こばたさん : 市民ランナーで体重50kgの選手が低強度の運動後、次の日に疲労を残さない為には、大体、体重1kgあたり、5〜7g/日の糖質が必要なので、糖質を食パンで摂ろうと思ったら、1日で6枚切りの食パンを10枚前後(9〜13枚)摂らないといけないんですね。それを摂るのはちょっと大変だと思うんですが、お餅だと10個から14個くらい。1日に3回に分けて食べれば1回に3個、4個で食べられる量なので、食パン3枚食べるよりはお餅を3個4個食べる方が食べやすいですよね。強度の高い運動の場合には、エネルギーになる糖質の必要量がすごく多くなりますので、体重50kgの一流ランナーですと、お餅20個から24個の量を食べないといけない。それを食パンとかご飯とかで食べても結構なんですが、お餅の場合はコンパクトに糖質が摂れるというメリットがあります。
増田さん : コンパクトというのがいいですね。
お餅トークショー こばたさん : こちらに100gあたりの糖質の量を書きましたが、ご覧いただいてお分かりの通り、ご飯ですと、100gで37gの糖質が摂れるんですが、お餅だと50gも摂れるんですね。同じ重量でも糖質をたくさん摂れるということでは、選手にとってはすごくメリットがあります。他の料理と比べてもダントツに糖質が摂れますので、こういった部分でもお餅は優れていると思います。

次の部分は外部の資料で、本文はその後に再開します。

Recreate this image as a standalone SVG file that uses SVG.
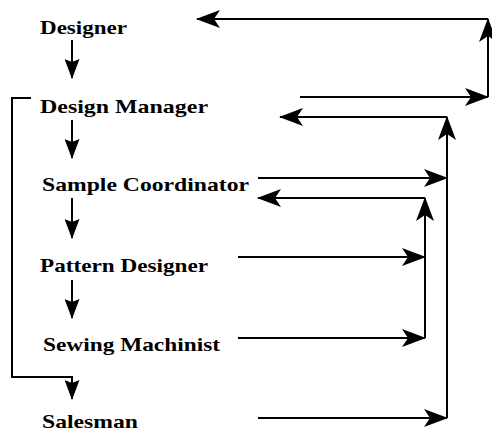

例えば箱根駅伝で、たすきが繋げないという事がありますが、あれは血糖値が下がちゃった状態が多いんです。その時にすぐに血糖値を上げてくれるのがブトウ糖です。スポーツドリンクなどに入っているのが麦芽糖などで、このあたりは消化吸収がすごく早いんです。一方、ご飯とかお餅に入っているのが一番下のデンプンで、ブトウ糖が何百個も連なっているので、吸収がゆっくりなので腹持ちが良い。ただ、先ほどご紹介したように、大根なんかと一緒に摂っていただければ効率よく早く摂ることもできますので、上手に活用していただくと良いと思います。
そういった意味からも、スポーツの前にお餅を食べる、あるいは疲労回復を期待して、レースの後にもお餅を食べるのもいいですね。
増田さん : なるほどね。お餅というのは体だけではなく、脳にもブドウ糖が働くという事ですね。
こばたさん : ビジネスマンの方もそうですし、学校に通っているお子さん達もテストの前にしっかりとお餅を食べていただいて、頭にも栄養補給していただくと良いと思います。
増田さん : 千葉さんは、走っている時にすごく駆け引きが上手で勝負師でしたよね。あれはお餅を4つ食べているのが良かったのかもしれませんね。
千葉さん : そうですね。脳にも良い影響があったんだと今気づきました。本当にスタミナが切れてしまうと、意識が朦朧としてしまうというのはありますからね。